▸ **Task details**: Write out again, exactly as they appear, the lines from the line with "Give me the Bokeh source for this chart." through the line with "from bokeh.resources import INLINE". Do not include any pictures.

▸ **Dataset rows**:
══════════
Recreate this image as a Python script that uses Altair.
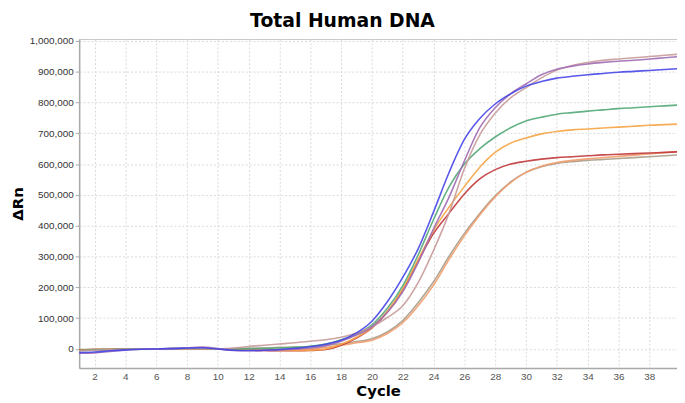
══════════
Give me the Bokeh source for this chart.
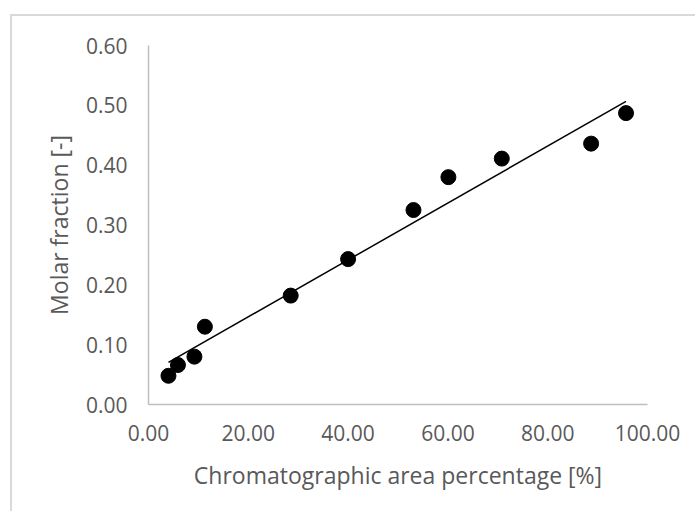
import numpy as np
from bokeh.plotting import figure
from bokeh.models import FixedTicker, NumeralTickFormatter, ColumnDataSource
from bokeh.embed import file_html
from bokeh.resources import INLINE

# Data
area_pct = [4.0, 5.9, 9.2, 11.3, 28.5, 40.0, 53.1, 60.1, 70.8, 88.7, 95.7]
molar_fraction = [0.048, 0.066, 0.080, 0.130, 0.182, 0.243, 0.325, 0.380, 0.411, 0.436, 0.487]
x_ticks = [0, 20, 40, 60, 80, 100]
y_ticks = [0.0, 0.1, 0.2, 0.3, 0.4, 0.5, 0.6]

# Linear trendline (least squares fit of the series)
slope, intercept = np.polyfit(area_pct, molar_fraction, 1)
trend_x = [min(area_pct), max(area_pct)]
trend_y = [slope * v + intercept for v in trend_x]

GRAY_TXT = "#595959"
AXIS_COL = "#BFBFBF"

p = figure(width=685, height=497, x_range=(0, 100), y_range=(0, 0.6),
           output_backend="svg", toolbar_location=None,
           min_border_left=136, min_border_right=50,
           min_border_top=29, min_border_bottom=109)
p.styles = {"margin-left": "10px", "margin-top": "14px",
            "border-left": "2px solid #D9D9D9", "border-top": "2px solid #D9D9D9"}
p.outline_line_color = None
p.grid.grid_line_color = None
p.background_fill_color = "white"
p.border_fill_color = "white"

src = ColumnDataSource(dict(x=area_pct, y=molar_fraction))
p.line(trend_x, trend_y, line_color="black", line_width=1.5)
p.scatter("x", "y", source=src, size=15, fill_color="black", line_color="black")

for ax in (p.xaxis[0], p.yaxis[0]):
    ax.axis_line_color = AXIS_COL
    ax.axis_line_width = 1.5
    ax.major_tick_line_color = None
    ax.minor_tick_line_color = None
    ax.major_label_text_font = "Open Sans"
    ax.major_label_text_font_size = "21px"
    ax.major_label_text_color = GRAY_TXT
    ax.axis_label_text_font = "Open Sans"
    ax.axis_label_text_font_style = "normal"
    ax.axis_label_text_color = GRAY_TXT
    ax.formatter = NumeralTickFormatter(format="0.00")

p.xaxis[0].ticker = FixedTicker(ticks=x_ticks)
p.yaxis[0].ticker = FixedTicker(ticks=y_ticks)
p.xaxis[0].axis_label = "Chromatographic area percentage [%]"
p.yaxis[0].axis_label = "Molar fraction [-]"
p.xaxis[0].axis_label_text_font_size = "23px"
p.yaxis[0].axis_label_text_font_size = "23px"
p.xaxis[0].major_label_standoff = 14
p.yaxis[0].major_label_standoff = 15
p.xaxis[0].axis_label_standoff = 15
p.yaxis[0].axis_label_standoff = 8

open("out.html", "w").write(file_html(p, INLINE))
══════════
▸ **The solution**:
Give me the Bokeh source for this chart.
import numpy as np
from bokeh.plotting import figure
from bokeh.models import FixedTicker, NumeralTickFormatter, ColumnDataSource
from bokeh.embed import file_html
from bokeh.resources import INLINE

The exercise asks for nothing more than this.